--- START OF RAW DATA ---

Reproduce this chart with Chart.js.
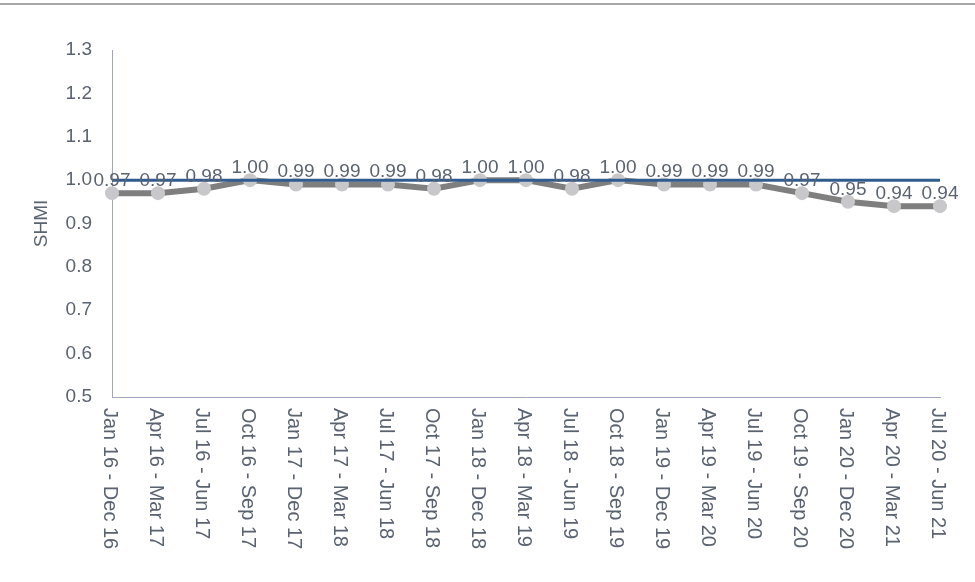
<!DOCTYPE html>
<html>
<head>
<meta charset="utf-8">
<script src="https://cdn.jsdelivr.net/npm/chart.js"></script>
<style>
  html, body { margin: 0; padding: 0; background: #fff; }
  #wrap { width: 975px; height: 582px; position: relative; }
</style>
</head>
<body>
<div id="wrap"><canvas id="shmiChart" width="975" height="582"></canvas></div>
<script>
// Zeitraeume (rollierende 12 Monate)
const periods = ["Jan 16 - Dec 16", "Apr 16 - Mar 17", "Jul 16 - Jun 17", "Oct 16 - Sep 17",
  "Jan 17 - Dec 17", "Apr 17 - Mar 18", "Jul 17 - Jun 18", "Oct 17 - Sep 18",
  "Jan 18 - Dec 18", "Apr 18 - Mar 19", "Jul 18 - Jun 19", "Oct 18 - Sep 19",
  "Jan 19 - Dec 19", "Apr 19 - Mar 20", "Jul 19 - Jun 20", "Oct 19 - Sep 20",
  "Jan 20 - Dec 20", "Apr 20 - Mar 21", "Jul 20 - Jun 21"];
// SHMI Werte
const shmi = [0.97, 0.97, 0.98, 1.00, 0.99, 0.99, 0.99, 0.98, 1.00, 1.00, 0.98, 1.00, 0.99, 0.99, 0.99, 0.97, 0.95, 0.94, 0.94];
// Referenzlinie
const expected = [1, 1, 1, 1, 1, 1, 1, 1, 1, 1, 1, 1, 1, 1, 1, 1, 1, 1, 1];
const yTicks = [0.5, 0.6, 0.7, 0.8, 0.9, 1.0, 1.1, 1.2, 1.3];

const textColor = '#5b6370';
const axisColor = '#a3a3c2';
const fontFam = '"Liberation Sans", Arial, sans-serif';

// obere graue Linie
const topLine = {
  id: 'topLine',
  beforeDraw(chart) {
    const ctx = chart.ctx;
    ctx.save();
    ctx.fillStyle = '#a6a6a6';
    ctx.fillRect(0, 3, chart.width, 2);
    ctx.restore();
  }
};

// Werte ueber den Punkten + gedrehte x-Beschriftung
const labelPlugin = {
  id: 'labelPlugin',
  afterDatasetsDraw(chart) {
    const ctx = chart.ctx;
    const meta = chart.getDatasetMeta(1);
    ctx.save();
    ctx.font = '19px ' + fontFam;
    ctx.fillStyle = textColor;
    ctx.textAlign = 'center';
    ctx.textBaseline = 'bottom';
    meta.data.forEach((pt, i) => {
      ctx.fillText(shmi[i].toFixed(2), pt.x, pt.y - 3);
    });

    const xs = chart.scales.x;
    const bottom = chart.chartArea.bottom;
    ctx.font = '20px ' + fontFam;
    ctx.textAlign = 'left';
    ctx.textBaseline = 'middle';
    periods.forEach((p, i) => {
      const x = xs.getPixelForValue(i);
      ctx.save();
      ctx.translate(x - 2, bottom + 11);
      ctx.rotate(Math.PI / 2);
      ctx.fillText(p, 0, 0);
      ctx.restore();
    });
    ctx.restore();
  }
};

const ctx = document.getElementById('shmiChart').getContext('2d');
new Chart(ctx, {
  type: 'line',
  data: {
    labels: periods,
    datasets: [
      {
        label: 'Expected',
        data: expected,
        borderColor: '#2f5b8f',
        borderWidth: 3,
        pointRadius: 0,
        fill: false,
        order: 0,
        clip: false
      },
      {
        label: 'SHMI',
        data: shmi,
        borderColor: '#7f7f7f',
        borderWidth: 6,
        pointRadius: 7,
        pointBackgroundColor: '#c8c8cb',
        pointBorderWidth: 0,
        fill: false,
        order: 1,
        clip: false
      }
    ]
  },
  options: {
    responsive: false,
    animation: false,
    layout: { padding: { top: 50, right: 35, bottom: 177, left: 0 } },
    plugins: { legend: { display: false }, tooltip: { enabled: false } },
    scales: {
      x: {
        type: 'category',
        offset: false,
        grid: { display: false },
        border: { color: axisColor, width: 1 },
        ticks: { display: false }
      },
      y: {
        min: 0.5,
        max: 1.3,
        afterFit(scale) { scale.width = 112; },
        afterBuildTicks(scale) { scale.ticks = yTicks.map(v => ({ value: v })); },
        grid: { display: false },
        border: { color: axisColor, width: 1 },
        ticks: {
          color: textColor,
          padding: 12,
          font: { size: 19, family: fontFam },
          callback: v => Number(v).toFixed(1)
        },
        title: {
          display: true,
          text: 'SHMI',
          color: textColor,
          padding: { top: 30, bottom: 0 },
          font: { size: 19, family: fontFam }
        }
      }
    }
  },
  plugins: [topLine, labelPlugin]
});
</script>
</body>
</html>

--- END OF RAW DATA ---

## EXERCISE GOAL
Return the full material word for word. Do not include the pictures.

## CORRECT OUTPUT
Reproduce this chart with Chart.js.
<!DOCTYPE html>
<html>
<head>
<meta charset="utf-8">
<script src="https://cdn.jsdelivr.net/npm/chart.js"></script>
<style>
  html, body { margin: 0; padding: 0; background: #fff; }
  #wrap { width: 975px; height: 582px; position: relative; }
</style>
</head>
<body>
<div id="wrap"><canvas id="shmiChart" width="975" height="582"></canvas></div>
<script>
// Zeitraeume (rollierende 12 Monate)
const periods = ["Jan 16 - Dec 16", "Apr 16 - Mar 17", "Jul 16 - Jun 17", "Oct 16 - Sep 17",
  "Jan 17 - Dec 17", "Apr 17 - Mar 18", "Jul 17 - Jun 18", "Oct 17 - Sep 18",
  "Jan 18 - Dec 18", "Apr 18 - Mar 19", "Jul 18 - Jun 19", "Oct 18 - Sep 19",
  "Jan 19 - Dec 19", "Apr 19 - Mar 20", "Jul 19 - Jun 20", "Oct 19 - Sep 20",
  "Jan 20 - Dec 20", "Apr 20 - Mar 21", "Jul 20 - Jun 21"];
// SHMI Werte
const shmi = [0.97, 0.97, 0.98, 1.00, 0.99, 0.99, 0.99, 0.98, 1.00, 1.00, 0.98, 1.00, 0.99, 0.99, 0.99, 0.97, 0.95, 0.94, 0.94];
// Referenzlinie
const expected = [1, 1, 1, 1, 1, 1, 1, 1, 1, 1, 1, 1, 1, 1, 1, 1, 1, 1, 1];
const yTicks = [0.5, 0.6, 0.7, 0.8, 0.9, 1.0, 1.1, 1.2, 1.3];

const textColor = '#5b6370';
const axisColor = '#a3a3c2';
const fontFam = '"Liberation Sans", Arial, sans-serif';

// obere graue Linie
const topLine = {
  id: 'topLine',
  beforeDraw(chart) {
    const ctx = chart.ctx;
    ctx.save();
    ctx.fillStyle = '#a6a6a6';
    ctx.fillRect(0, 3, chart.width, 2);
    ctx.restore();
  }
};

// Werte ueber den Punkten + gedrehte x-Beschriftung
const labelPlugin = {
  id: 'labelPlugin',
  afterDatasetsDraw(chart) {
    const ctx = chart.ctx;
    const meta = chart.getDatasetMeta(1);
    ctx.save();
    ctx.font = '19px ' + fontFam;
    ctx.fillStyle = textColor;
    ctx.textAlign = 'center';
    ctx.textBaseline = 'bottom';
    meta.data.forEach((pt, i) => {
      ctx.fillText(shmi[i].toFixed(2), pt.x, pt.y - 3);
    });

    const xs = chart.scales.x;
    const bottom = chart.chartArea.bottom;
    ctx.font = '20px ' + fontFam;
    ctx.textAlign = 'left';
    ctx.textBaseline = 'middle';
    periods.forEach((p, i) => {
      const x = xs.getPixelForValue(i);
      ctx.save();
      ctx.translate(x - 2, bottom + 11);
      ctx.rotate(Math.PI / 2);
      ctx.fillText(p, 0, 0);
      ctx.restore();
    });
    ctx.restore();
  }
};

const ctx = document.getElementById('shmiChart').getContext('2d');
new Chart(ctx, {
  type: 'line',
  data: {
    labels: periods,
    datasets: [
      {
        label: 'Expected',
        data: expected,
        borderColor: '#2f5b8f',
        borderWidth: 3,
        pointRadius: 0,
        fill: false,
        order: 0,
        clip: false
      },
      {
        label: 'SHMI',
        data: shmi,
        borderColor: '#7f7f7f',
        borderWidth: 6,
        pointRadius: 7,
        pointBackgroundColor: '#c8c8cb',
        pointBorderWidth: 0,
        fill: false,
        order: 1,
        clip: false
      }
    ]
  },
  options: {
    responsive: false,
    animation: false,
    layout: { padding: { top: 50, right: 35, bottom: 177, left: 0 } },
    plugins: { legend: { display: false }, tooltip: { enabled: false } },
    scales: {
      x: {
        type: 'category',
        offset: false,
        grid: { display: false },
        border: { color: axisColor, width: 1 },
        ticks: { display: false }
      },
      y: {
        min: 0.5,
        max: 1.3,
        afterFit(scale) { scale.width = 112; },
        afterBuildTicks(scale) { scale.ticks = yTicks.map(v => ({ value: v })); },
        grid: { display: false },
        border: { color: axisColor, width: 1 },
        ticks: {
          color: textColor,
          padding: 12,
          font: { size: 19, family: fontFam },
          callback: v => Number(v).toFixed(1)
        },
        title: {
          display: true,
          text: 'SHMI',
          color: textColor,
          padding: { top: 30, bottom: 0 },
          font: { size: 19, family: fontFam }
        }
      }
    }
  },
  plugins: [topLine, labelPlugin]
});
</script>
</body>
</html>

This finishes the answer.